-- BEGIN --

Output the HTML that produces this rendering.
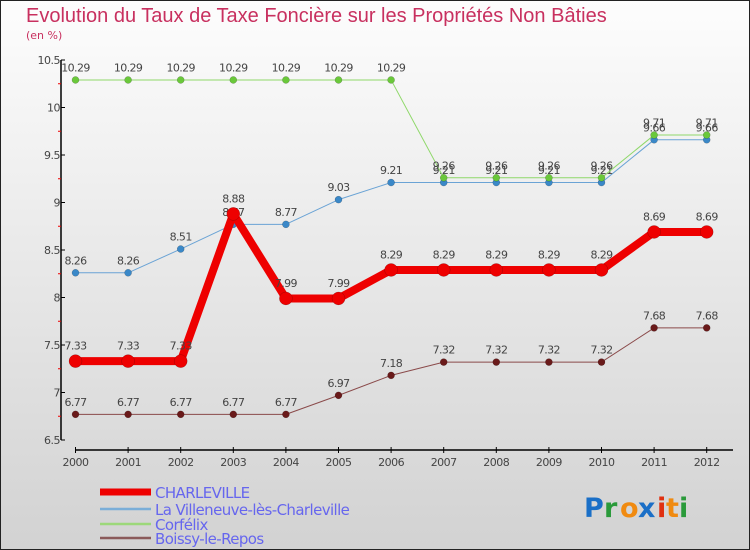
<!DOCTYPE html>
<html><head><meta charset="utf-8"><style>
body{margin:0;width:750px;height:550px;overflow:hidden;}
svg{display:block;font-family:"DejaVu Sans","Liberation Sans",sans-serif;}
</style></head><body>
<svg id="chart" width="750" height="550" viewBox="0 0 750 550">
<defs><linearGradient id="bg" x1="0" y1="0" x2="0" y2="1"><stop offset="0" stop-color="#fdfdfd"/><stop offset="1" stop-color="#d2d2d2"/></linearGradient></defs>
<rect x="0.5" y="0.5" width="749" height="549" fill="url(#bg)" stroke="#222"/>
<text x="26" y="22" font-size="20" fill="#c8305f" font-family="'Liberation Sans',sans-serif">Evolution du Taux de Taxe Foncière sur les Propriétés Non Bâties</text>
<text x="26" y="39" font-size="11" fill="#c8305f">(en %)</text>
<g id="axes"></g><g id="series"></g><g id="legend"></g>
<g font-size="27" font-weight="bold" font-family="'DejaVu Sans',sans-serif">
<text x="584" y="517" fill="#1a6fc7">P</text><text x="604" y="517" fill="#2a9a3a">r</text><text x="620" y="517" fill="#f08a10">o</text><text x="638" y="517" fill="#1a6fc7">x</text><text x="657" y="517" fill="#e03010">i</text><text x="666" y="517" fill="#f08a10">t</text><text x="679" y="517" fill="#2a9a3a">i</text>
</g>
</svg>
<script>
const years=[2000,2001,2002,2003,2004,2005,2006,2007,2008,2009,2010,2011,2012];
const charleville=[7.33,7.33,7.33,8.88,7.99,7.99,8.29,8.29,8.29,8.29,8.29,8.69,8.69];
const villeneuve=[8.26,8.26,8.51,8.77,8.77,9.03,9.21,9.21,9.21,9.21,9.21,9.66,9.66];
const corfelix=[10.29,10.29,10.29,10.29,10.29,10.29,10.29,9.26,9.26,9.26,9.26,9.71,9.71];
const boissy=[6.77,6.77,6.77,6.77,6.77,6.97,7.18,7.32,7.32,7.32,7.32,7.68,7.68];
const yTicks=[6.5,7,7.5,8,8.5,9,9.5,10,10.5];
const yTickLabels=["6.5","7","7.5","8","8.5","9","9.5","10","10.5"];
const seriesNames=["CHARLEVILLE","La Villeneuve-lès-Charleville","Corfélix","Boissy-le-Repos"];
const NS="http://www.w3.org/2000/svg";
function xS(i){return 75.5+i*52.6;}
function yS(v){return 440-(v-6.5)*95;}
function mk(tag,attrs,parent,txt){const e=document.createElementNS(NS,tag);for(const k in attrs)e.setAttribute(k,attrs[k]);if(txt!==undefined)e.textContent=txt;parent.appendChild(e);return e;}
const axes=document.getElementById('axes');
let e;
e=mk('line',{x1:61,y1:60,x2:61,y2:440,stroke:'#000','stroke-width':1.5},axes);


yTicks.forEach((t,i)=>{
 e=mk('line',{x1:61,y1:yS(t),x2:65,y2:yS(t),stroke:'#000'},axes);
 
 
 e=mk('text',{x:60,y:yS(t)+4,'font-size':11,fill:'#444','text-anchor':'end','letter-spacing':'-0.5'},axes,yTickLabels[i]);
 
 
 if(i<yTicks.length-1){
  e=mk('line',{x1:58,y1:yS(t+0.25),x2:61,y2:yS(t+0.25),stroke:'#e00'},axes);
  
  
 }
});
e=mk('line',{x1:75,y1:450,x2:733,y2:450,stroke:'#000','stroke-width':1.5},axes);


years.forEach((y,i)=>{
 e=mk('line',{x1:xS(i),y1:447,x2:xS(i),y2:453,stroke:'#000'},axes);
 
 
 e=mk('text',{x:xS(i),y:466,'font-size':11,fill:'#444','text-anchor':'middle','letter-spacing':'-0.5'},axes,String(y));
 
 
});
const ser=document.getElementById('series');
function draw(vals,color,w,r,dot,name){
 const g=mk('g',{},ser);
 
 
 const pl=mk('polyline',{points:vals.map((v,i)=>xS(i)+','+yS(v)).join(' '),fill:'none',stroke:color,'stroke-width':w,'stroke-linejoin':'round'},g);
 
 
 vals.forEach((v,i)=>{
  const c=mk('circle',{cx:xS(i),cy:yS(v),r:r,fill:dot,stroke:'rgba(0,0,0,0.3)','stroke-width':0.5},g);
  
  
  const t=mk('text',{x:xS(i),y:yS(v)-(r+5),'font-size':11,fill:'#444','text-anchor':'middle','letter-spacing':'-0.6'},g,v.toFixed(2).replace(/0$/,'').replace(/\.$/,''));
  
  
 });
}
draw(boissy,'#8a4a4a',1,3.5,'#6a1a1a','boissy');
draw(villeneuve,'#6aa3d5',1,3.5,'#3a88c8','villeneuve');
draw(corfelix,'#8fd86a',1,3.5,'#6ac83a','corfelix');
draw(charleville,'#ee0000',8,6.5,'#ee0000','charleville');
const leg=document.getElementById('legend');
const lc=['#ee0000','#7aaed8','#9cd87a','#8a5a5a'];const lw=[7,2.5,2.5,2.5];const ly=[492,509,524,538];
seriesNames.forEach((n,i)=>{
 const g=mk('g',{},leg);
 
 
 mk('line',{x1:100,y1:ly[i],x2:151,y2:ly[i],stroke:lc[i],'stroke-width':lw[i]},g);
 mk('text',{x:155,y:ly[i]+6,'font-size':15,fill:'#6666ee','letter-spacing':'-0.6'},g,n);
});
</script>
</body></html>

-- END --

▶ GIVEN INSTRUCTION
Leaving the pictures aside, transcribe the entire listing exactly.

▶ RESULT OF THIS EXERCISE
Output the HTML that produces this rendering.
<!DOCTYPE html>
<html><head><meta charset="utf-8"><style>
body{margin:0;width:750px;height:550px;overflow:hidden;}
svg{display:block;font-family:"DejaVu Sans","Liberation Sans",sans-serif;}
</style></head><body>
<svg id="chart" width="750" height="550" viewBox="0 0 750 550">
<defs><linearGradient id="bg" x1="0" y1="0" x2="0" y2="1"><stop offset="0" stop-color="#fdfdfd"/><stop offset="1" stop-color="#d2d2d2"/></linearGradient></defs>
<rect x="0.5" y="0.5" width="749" height="549" fill="url(#bg)" stroke="#222"/>
<text x="26" y="22" font-size="20" fill="#c8305f" font-family="'Liberation Sans',sans-serif">Evolution du Taux de Taxe Foncière sur les Propriétés Non Bâties</text>
<text x="26" y="39" font-size="11" fill="#c8305f">(en %)</text>
<g id="axes"></g><g id="series"></g><g id="legend"></g>
<g font-size="27" font-weight="bold" font-family="'DejaVu Sans',sans-serif">
<text x="584" y="517" fill="#1a6fc7">P</text><text x="604" y="517" fill="#2a9a3a">r</text><text x="620" y="517" fill="#f08a10">o</text><text x="638" y="517" fill="#1a6fc7">x</text><text x="657" y="517" fill="#e03010">i</text><text x="666" y="517" fill="#f08a10">t</text><text x="679" y="517" fill="#2a9a3a">i</text>
</g>
</svg>
<script>
const years=[2000,2001,2002,2003,2004,2005,2006,2007,2008,2009,2010,2011,2012];
const charleville=[7.33,7.33,7.33,8.88,7.99,7.99,8.29,8.29,8.29,8.29,8.29,8.69,8.69];
const villeneuve=[8.26,8.26,8.51,8.77,8.77,9.03,9.21,9.21,9.21,9.21,9.21,9.66,9.66];
const corfelix=[10.29,10.29,10.29,10.29,10.29,10.29,10.29,9.26,9.26,9.26,9.26,9.71,9.71];
const boissy=[6.77,6.77,6.77,6.77,6.77,6.97,7.18,7.32,7.32,7.32,7.32,7.68,7.68];
const yTicks=[6.5,7,7.5,8,8.5,9,9.5,10,10.5];
const yTickLabels=["6.5","7","7.5","8","8.5","9","9.5","10","10.5"];
const seriesNames=["CHARLEVILLE","La Villeneuve-lès-Charleville","Corfélix","Boissy-le-Repos"];
const NS="http://www.w3.org/2000/svg";
function xS(i){return 75.5+i*52.6;}
function yS(v){return 440-(v-6.5)*95;}
function mk(tag,attrs,parent,txt){const e=document.createElementNS(NS,tag);for(const k in attrs)e.setAttribute(k,attrs[k]);if(txt!==undefined)e.textContent=txt;parent.appendChild(e);return e;}
const axes=document.getElementById('axes');
let e;
e=mk('line',{x1:61,y1:60,x2:61,y2:440,stroke:'#000','stroke-width':1.5},axes);


yTicks.forEach((t,i)=>{
 e=mk('line',{x1:61,y1:yS(t),x2:65,y2:yS(t),stroke:'#000'},axes);
 
 
 e=mk('text',{x:60,y:yS(t)+4,'font-size':11,fill:'#444','text-anchor':'end','letter-spacing':'-0.5'},axes,yTickLabels[i]);
 
 
 if(i<yTicks.length-1){
  e=mk('line',{x1:58,y1:yS(t+0.25),x2:61,y2:yS(t+0.25),stroke:'#e00'},axes);
  
  
 }
});
e=mk('line',{x1:75,y1:450,x2:733,y2:450,stroke:'#000','stroke-width':1.5},axes);


years.forEach((y,i)=>{
 e=mk('line',{x1:xS(i),y1:447,x2:xS(i),y2:453,stroke:'#000'},axes);
 
 
 e=mk('text',{x:xS(i),y:466,'font-size':11,fill:'#444','text-anchor':'middle','letter-spacing':'-0.5'},axes,String(y));
 
 
});
const ser=document.getElementById('series');
function draw(vals,color,w,r,dot,name){
 const g=mk('g',{},ser);
 
 
 const pl=mk('polyline',{points:vals.map((v,i)=>xS(i)+','+yS(v)).join(' '),fill:'none',stroke:color,'stroke-width':w,'stroke-linejoin':'round'},g);
 
 
 vals.forEach((v,i)=>{
  const c=mk('circle',{cx:xS(i),cy:yS(v),r:r,fill:dot,stroke:'rgba(0,0,0,0.3)','stroke-width':0.5},g);
  
  
  const t=mk('text',{x:xS(i),y:yS(v)-(r+5),'font-size':11,fill:'#444','text-anchor':'middle','letter-spacing':'-0.6'},g,v.toFixed(2).replace(/0$/,'').replace(/\.$/,''));
  
  
 });
}
draw(boissy,'#8a4a4a',1,3.5,'#6a1a1a','boissy');
draw(villeneuve,'#6aa3d5',1,3.5,'#3a88c8','villeneuve');
draw(corfelix,'#8fd86a',1,3.5,'#6ac83a','corfelix');
draw(charleville,'#ee0000',8,6.5,'#ee0000','charleville');
const leg=document.getElementById('legend');
const lc=['#ee0000','#7aaed8','#9cd87a','#8a5a5a'];const lw=[7,2.5,2.5,2.5];const ly=[492,509,524,538];
seriesNames.forEach((n,i)=>{
 const g=mk('g',{},leg);
 
 
 mk('line',{x1:100,y1:ly[i],x2:151,y2:ly[i],stroke:lc[i],'stroke-width':lw[i]},g);
 mk('text',{x:155,y:ly[i]+6,'font-size':15,fill:'#6666ee','letter-spacing':'-0.6'},g,n);
});
</script>
</body></html>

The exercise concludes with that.